In zijn beklag stelt klager dat hij gezien zijn leeftijd, 47 jaar, geen kans heeft om in de advocatuur in dienstverband aan de slag te komen, dat een open sollicitatie per e- mail aan alle advocatenkantoren in het arrondissement geen enkele positieve reactie heeft opgeleverd. Bovendien vraagt klager zich af hoe hij aan de vereisten moet voldoen. Tevens stelt klager dat de door de raad aangehaalde bepalingen mededingingsbeperkende maatregelen zijn, die hem niet tegengeworpen mogen worden. In zijn antwoordmemorie merkt de raad nog op dat de raad naar aanleiding van de inhoud van het beklagschrift klager nadere vragen heeft gesteld, op welke brief klager niet heeft gereageerd.

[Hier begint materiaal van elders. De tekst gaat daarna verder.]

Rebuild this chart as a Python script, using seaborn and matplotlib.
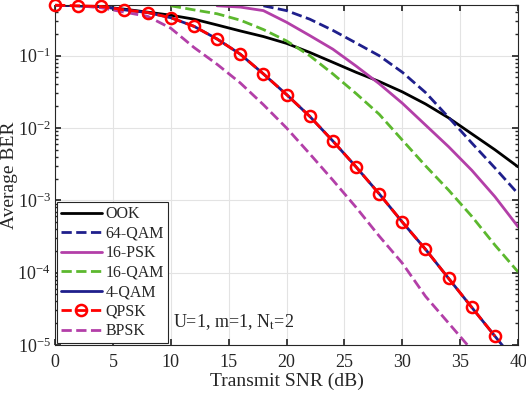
import numpy as np
import pandas as pd
import seaborn as sns
import matplotlib.pyplot as plt

sns.set_theme(style="ticks")
plt.rcParams['font.family'] = ['Liberation Serif', 'DejaVu Serif']
plt.rcParams['mathtext.fontset'] = 'stix'

# BER curves (transmit SNR in dB)
snr = [0, 2, 4, 6, 8, 10, 12, 14, 16, 18, 20, 22, 24, 26, 28, 30, 32, 34, 36, 38, 40]

ook = [0.5, 0.49, 0.475, 0.44, 0.40, 0.363, 0.32, 0.266, 0.22, 0.184, 0.148, 0.111,
       0.081, 0.059, 0.044, 0.0316, 0.0215, 0.0138, 0.0083, 0.005, 0.0029]
qpsk = [0.5, 0.49, 0.48, 0.43, 0.395, 0.335, 0.255, 0.17, 0.105, 0.056, 0.029, 0.0145,
        0.0066, 0.0029, 0.00123, 5.0e-4, 2.1e-4, 8.3e-5, 3.3e-5, 1.32e-5, 5.3e-6]
qam4 = qpsk
bpsk = [0.5, 0.49, 0.46, 0.40, 0.35, 0.24, 0.13, 0.076, 0.042, 0.021, 0.01, 0.0044,
        0.0019, 8.0e-4, 3.2e-4, 1.35e-4, 4.7e-5, 2.0e-5, 8.5e-6, 3.6e-6, 1.6e-6]

snr_16qam = [10, 12, 14, 16, 18, 20, 22, 24, 26, 28, 30, 32, 34, 36, 38, 40]
qam16 = [0.49, 0.43, 0.38, 0.31, 0.23, 0.16, 0.1, 0.056, 0.030, 0.0155, 0.0068,
         0.003, 0.00138, 6.0e-4, 2.4e-4, 1.02e-4]

snr_16psk = [14, 16, 18, 20, 22, 24, 26, 28, 30, 32, 34, 36, 38, 40]
psk16 = [0.49, 0.47, 0.42, 0.29, 0.19, 0.123, 0.072, 0.041, 0.022, 0.011, 0.0055,
         0.0026, 0.00112, 4.3e-4]

snr_64qam = [18, 20, 22, 24, 26, 28, 30, 32, 34, 36, 38, 40]
qam64 = [0.49, 0.42, 0.32, 0.224, 0.15, 0.1, 0.059, 0.031, 0.014, 0.0062, 0.0028, 0.00123]

navy = '#1f1f8c'
magenta = '#b33fa8'
green = '#5cb82e'

fig = plt.figure(figsize=(5.26, 3.96), dpi=100)
ax = fig.add_axes([0.1046, 0.129, 0.8804, 0.858])

lw = 2.0
sns.lineplot(x=snr, y=ook, ax=ax, color='black', lw=lw, label='OOK')
sns.lineplot(x=snr_64qam, y=qam64, ax=ax, color=navy, lw=lw, ls='--', label='64-QAM')
sns.lineplot(x=snr_16psk, y=psk16, ax=ax, color=magenta, lw=lw, label='16-PSK')
sns.lineplot(x=snr_16qam, y=qam16, ax=ax, color=green, lw=lw, ls='--', label='16-QAM')
sns.lineplot(x=snr, y=qam4, ax=ax, color=navy, lw=lw, label='4-QAM')
sns.lineplot(x=snr[:-1], y=qpsk[:-1], ax=ax, color='red', lw=lw, ls='--', marker='o',
             markersize=8, markerfacecolor='none', markeredgecolor='red',
             markeredgewidth=1.8, label='QPSK', clip_on=False, zorder=3)
sns.lineplot(x=snr, y=bpsk, ax=ax, color=magenta, lw=lw, ls='--', label='BPSK')

ax.set_yscale('log')
ax.set_xlim(0, 40)
ax.set_ylim(1e-5, 0.5)
ax.set_xticks([0, 5, 10, 15, 20, 25, 30, 35, 40])
ax.grid(True, which='major', color='#e3e3e3', lw=0.8)
ax.tick_params(which='both', direction='in', top=True, right=True, labelsize=13,
               color='#262626')
ax.tick_params(which='major', length=4, pad=3)
ax.tick_params(axis='x', which='major', pad=6.5)
ax.tick_params(which='minor', length=2.5)
ax.tick_params(axis='x', which='minor', top=False, bottom=False)
for s in ax.spines.values():
    s.set_color('#262626')
    s.set_linewidth(0.8)

ax.set_xlabel('Transmit SNR (dB)', fontsize=14, labelpad=1)
ax.set_ylabel('Average BER', fontsize=14)
ax.yaxis.set_label_coords(-0.081, 0.5)

ax.text(10.2, 2.1e-5, 'U=1, m=1, N$_{\\mathrm{t}}$=2', fontsize=13, va='center')

leg = ax.legend(loc='lower left', fontsize=11.5, frameon=True, fancybox=False,
                edgecolor='#262626', framealpha=1, borderaxespad=0.1,
                labelspacing=0.22, handlelength=2.6, handletextpad=0.2,
                borderpad=0.25)
leg.get_frame().set_linewidth(0.8)

fig.savefig('out.png', dpi=100)
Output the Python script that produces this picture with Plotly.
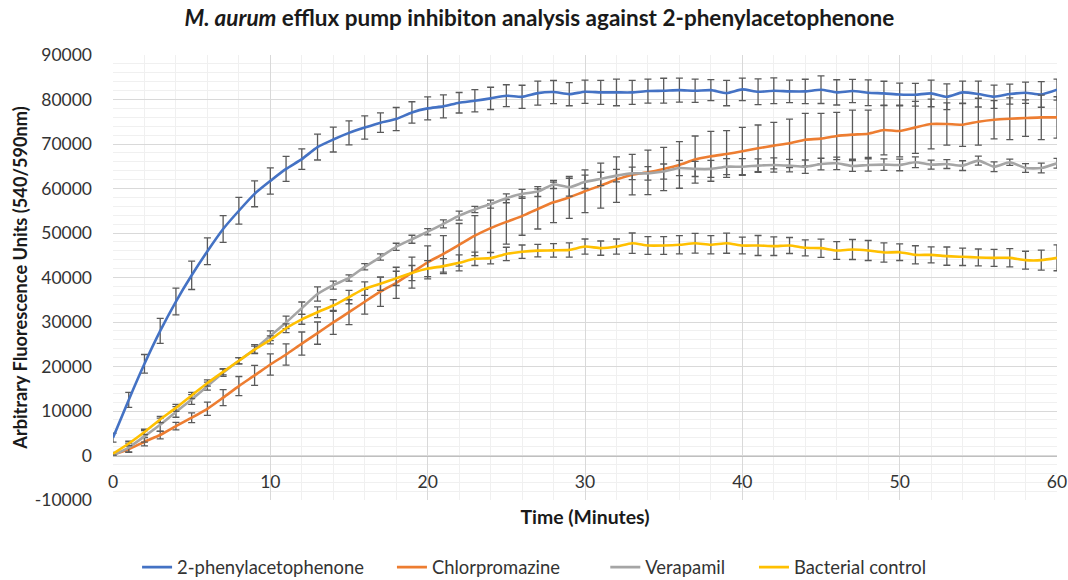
import plotly.graph_objects as go

minutes = list(range(0, 61))

phenylacetophenone = [4000, 12500, 20600, 28000, 34600, 40500, 45900, 50900, 55000, 58800,
                      61700, 64400, 66600, 69300, 71000, 72500, 73700, 74800, 75600, 77100,
                      78000, 78450, 79270, 79700, 80250, 80850, 80600, 81440, 81670, 81200,
                      81740, 81600, 81600, 81600, 81900, 81970, 82100, 81970, 82100, 81440,
                      82270, 81740, 81970, 81820, 81820, 82200, 81600, 81900, 81520, 81370,
                      81140, 81070, 81370, 80620, 81600, 81220, 80620, 81220, 81520, 81140,
                      82200]
phenylacetophenone_err = [1000, 1700, 2100, 2800, 3000, 3200, 3000, 3000, 3000, 2900,
                          2950, 2800, 2300, 2900, 2800, 2700, 2600, 2200, 2600, 2400,
                          2600, 2600, 2300, 2500, 2500, 2470, 2600, 2700, 2600, 2600,
                          2600, 2700, 3000, 2700, 2700, 2800, 2700, 2600, 2360, 2840,
                          2540, 2900, 2880, 2540, 2730, 3100, 2840, 2620, 2900, 2730,
                          2540, 2540, 3000, 2880, 2540, 2900, 2600, 2250, 2400, 2880,
                          2360]

chlorpromazine = [200, 1400, 3100, 4600, 6600, 8500, 10500, 13000, 15600, 18000,
                  20450, 22700, 25150, 27500, 29900, 32200, 34550, 36800, 38800, 41100,
                  43400, 45300, 47340, 49400, 51100, 52500, 53800, 55400, 56900, 58000,
                  59400, 60650, 62000, 63100, 63640, 64400, 65300, 66500, 67230, 67760,
                  68350, 69030, 69630, 70150, 70970, 71200, 71800, 72100, 72320, 73140,
                  72920, 73740, 74490, 74490, 74340, 75010, 75460, 75680, 75830, 75980,
                  75980]
chlorpromazine_err = [300, 700, 950, 850, 850, 1100, 1500, 1800, 2150, 2250,
                      2400, 2400, 2600, 2500, 2700, 2800, 2800, 3300, 3500, 3500,
                      3700, 4100, 4800, 4500, 5500, 5000, 4300, 4500, 4550, 4700,
                      4800, 5050, 5100, 4550, 5000, 4860, 5240, 5300, 5600, 5250,
                      5380, 5240, 5240, 5460, 5900, 5680, 5310, 5530, 5310, 5600,
                      5830, 5830, 5600, 4750, 4860, 5270, 4300, 4700, 4100, 5000,
                      4640]

verapamil = [0, 1800, 4300, 6900, 9800, 12600, 15600, 18600, 21300, 23900,
             26900, 29900, 33100, 36300, 38300, 39900, 42400, 44600, 46900, 48600,
             50300, 52050, 53900, 55300, 56500, 57800, 58800, 59300, 60900, 60300,
             61500, 62150, 62900, 63400, 63400, 63800, 64600, 64400, 64400, 64900,
             64900, 65140, 65290, 65140, 64900, 65500, 65660, 65060, 65290, 65360,
             65290, 65890, 65360, 65500, 65140, 66260, 64900, 65890, 64610, 64610,
             65660]
verapamil_err = [200, 1000, 1300, 1500, 1200, 1100, 900, 800, 700, 1000,
                 1100, 1400, 1400, 1600, 900, 700, 700, 700, 800, 900,
                 700, 900, 1000, 700, 900, 1000, 1000, 1100, 900, 2000,
                 1500, 1500, 1400, 1400, 1500, 1700, 1700, 1700, 1900, 1800,
                 1800, 1500, 1600, 1400, 1500, 1300, 1400, 1200, 1400, 1300,
                 1300, 1200, 1000, 1000, 1100, 1000, 1100, 700, 1000, 1100,
                 1100]

bacterial_control = [400, 2700, 5300, 8100, 10700, 13500, 16300, 18800, 21300, 23800,
                     26000, 28600, 30600, 32200, 33700, 35600, 37500, 38600, 39800, 41000,
                     42000, 42550, 43300, 44200, 44350, 45300, 45800, 46050, 46100, 46200,
                     46950, 46600, 46950, 47700, 47200, 47200, 47350, 47700, 47340, 47700,
                     47190, 47190, 47040, 47190, 46670, 46590, 46070, 46290, 46070, 45620,
                     45690, 45090, 45090, 44800, 44650, 44500, 44420, 44420, 43900, 43900,
                     44420]
bacterial_control_err = [300, 500, 600, 700, 800, 700, 700, 700, 700, 800,
                         900, 1000, 1100, 1200, 1300, 1500, 1500, 1500, 1600, 1700,
                         1800, 1700, 1800, 1500, 1300, 1500, 1500, 1400, 1500, 1600,
                         1700, 1600, 1700, 2300, 2000, 2000, 2050, 2200, 2050, 2250,
                         1870, 2250, 2100, 1800, 1800, 2050, 2000, 2250, 2250, 2170,
                         1870, 2050, 1800, 2050, 1950, 1900, 1900, 2050, 2000, 2250,
                         2900]

series_names = ["2-phenylacetophenone", "Chlorpromazine", "Verapamil", "Bacterial control"]
series_values = [phenylacetophenone, chlorpromazine, verapamil, bacterial_control]
series_errors = [phenylacetophenone_err, chlorpromazine_err, verapamil_err, bacterial_control_err]
series_colors = ["#4472C4", "#ED7D31", "#A5A5A5", "#FFC000"]

x_ticks = [0, 10, 20, 30, 40, 50, 60]
y_ticks = [-10000, 0, 10000, 20000, 30000, 40000, 50000, 60000, 70000, 80000, 90000]

FONT = "Lato"
legend_ids = ["legend", "legend2", "legend3", "legend4"]
legend_x = [0.0255, 0.2955, 0.5215, 0.679]

fig = go.Figure()
for name, vals, errs, col, lid in zip(series_names, series_values, series_errors,
                                      series_colors, legend_ids):
    fig.add_trace(go.Scatter(
        x=minutes, y=vals, name=name, mode="lines", legend=lid,
        line=dict(color=col, width=2.6, shape="spline", smoothing=0.6),
        error_y=dict(type="data", array=errs, visible=True,
                     color="#5a5a5a", thickness=1.3, width=3.5),
    ))

legend_common = dict(orientation="h", xanchor="left", y=-0.151, yanchor="middle",
                     font=dict(family=FONT, size=18.4, color="#333333"),
                     itemwidth=30, bgcolor="rgba(0,0,0,0)")

fig.update_layout(
    width=1068, height=580,
    margin=dict(l=113, r=11, t=55, b=80, autoexpand=False),
    paper_bgcolor="white", plot_bgcolor="white",
    font=dict(family=FONT, size=17, color="#333333"),
    title=dict(
        text="<b><i>M. aurum</i> efflux pump inhibiton analysis against 2-phenylacetophenone</b>",
        x=0.505, xanchor="center", y=0.968, yanchor="middle",
        font=dict(family=FONT, size=22.5, color="#1a1a1a"),
    ),
    showlegend=True,
    legend=dict(x=legend_x[0], **legend_common),
    legend2=dict(x=legend_x[1], **legend_common),
    legend3=dict(x=legend_x[2], **legend_common),
    legend4=dict(x=legend_x[3], **legend_common),
    xaxis=dict(
        range=[0, 60], tickvals=x_ticks, ticktext=[str(v) for v in x_ticks],
        anchor="free", position=0.1, automargin=False,
        showline=True, linecolor="#bfbfbf", linewidth=1.2,
        showgrid=True, gridcolor="#d9d9d9", gridwidth=1,
        minor=dict(dtick=2, showgrid=True, gridcolor="#f0f0f0", gridwidth=1),
        zeroline=False, ticks="", ticklabelstandoff=10,
        tickfont=dict(family=FONT, size=17.5, color="#333333"),
        title=dict(text="<b>Time (Minutes)</b>", standoff=19,
                   font=dict(family=FONT, size=19.4, color="#1a1a1a")),
    ),
    yaxis=dict(
        range=[-10000, 90000], tickvals=y_ticks, ticktext=[str(v) for v in y_ticks],
        automargin=False,
        showgrid=True, gridcolor="#d9d9d9", gridwidth=1,
        minor=dict(dtick=2000, showgrid=True, gridcolor="#f0f0f0", gridwidth=1),
        zeroline=False, showline=False, ticks="",
        ticklabelstandoff=20,
        tickfont=dict(family=FONT, size=17.5, color="#333333"),
        title=dict(text="<b>Arbitrary Fluorescence Units (540/590nm)</b>", standoff=2,
                   font=dict(family=FONT, size=18.2, color="#1a1a1a")),
    ),
)

fig.write_html("out.html", config={"displayModeBar": False},
               post_script="document.body.style.margin='0px';")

Met de raad is het hof van oordeel dat er gegronde vrees bestaat dat klager niet zal voldoen aan de vereisten van artikel 9b van de Advocatenwet, nu hij geen patroon of buitenpatroon bereid heeft gevonden om toezicht te houden.
Het hof onderschrijft het standpunt van de raad dat de uit de regeling voortvloeiende mededingingsrechtelijke gevolgen noodzakelijk zijn ter verzekering van de goede uitoefening van het beroep van advocaat. Het beklag van klager dient derhalve ongegrond te worden verklaard.
5. De beslissing
Het hof:
verklaart het beklag tegen de beslissing van de Raad van Toezicht in het arrondissement Middelburg van 29 september 2009 ongegrond.
Aldus gewezen door mr. W.H.B. den Hartog Jager, voorzitter, mrs. P.J. Baauw, A.D.R.M. Boumans, G. Creutzberg en A.G. Scheele-Mülder, leden, in tegenwoordigheid van mr. I.F. Schouwink, griffier, en in het openbaar uitgesproken op 8 maart 2010.